En nuestras vidas de ciudadanos confinados, ¿vamos insultando a los otros, denostando sus obras, ideas o proyectos? Soltamos, por ejemplo, al primero que se sienta frente a nosotros, quién sabe sin con la idea de trabajar juntos: «¡Eres un facha!»; o «¡Eres un terrorista!»; o «Tú no me engañas, te gustaría dar un golpe de Estado e imponer una dictadura militar»; o «Tus irresponsables actos han provocado crímenes»; o «¡Vamos al juzgado de guardia!»… Naturalmente que no. A ninguno de nosotros se nos ocurriría tratar así a nadie, y mucho menos en el plano profesional. No deben, sin embargo, pensar de esta manera nuestros políticos, pues no otra cosa, sino insultarse, es lo que hacen a todas horas.

Pablo Iglesias, Macarena Olona, Gabriel Rufián o Cayetana Álvarez de Toledo pueden encarnar, entre otros, los peores ejemplos de educación cívica.

Realmente, no son buenos políticos. Ni siquiera políticos, sino puros demagogos. Los medios de comunicación no deberían darles el protagonismo que conceden a sus cruzadas provocaciones, ni sus círculos y escuadras jalearlos, ni sus partidos dejarles rienda suelta.

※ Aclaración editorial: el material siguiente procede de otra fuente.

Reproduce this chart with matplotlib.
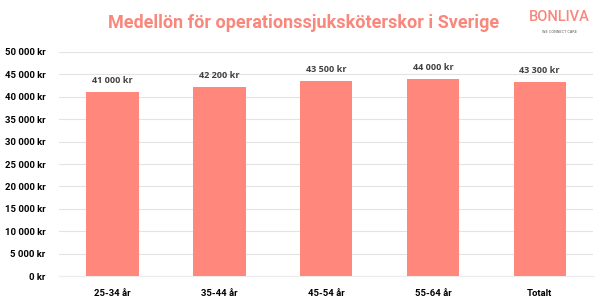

Al aire rencoroso y provocador, a las maledicencias que comparten en la Cámara Baja se suma su alta capacidad para sesgar sectariamente la realidad. El odio aflora a sus rostros con la misma facilidad que a los nuestros la vergüenza cuando los vemos comportarse como profesionales de la calumnia. Sus extremos son los que hay que evitar. Sus llamadas a la división son las que hay que desoír. De sus promesas debemos desconfiar, y cuando, inflando el pecho, se ponen alguna medalla, podemos dar por seguro que es una condecoración anacrónica, herrumbrosa, arrumbada en un pasado ya superado. Ninguno de estos demagogos hizo la Transición. Ninguno merece ser un ejemplo.

Económicamente, sin embargo, gozan de una muy buena posición, muy superior a la de las buenas gentes que dicen defender. Pero esas contradicciones no limitan, más bien incrementan sus aullidos, esas dentelladas verbales que recuerdan a las peores páginas, las más negras —como sus conciencias—, de la historia de España.

Mal educados, peor hablados, soberbios, altivos… ¿Cómo van a ser buenos gobernantes?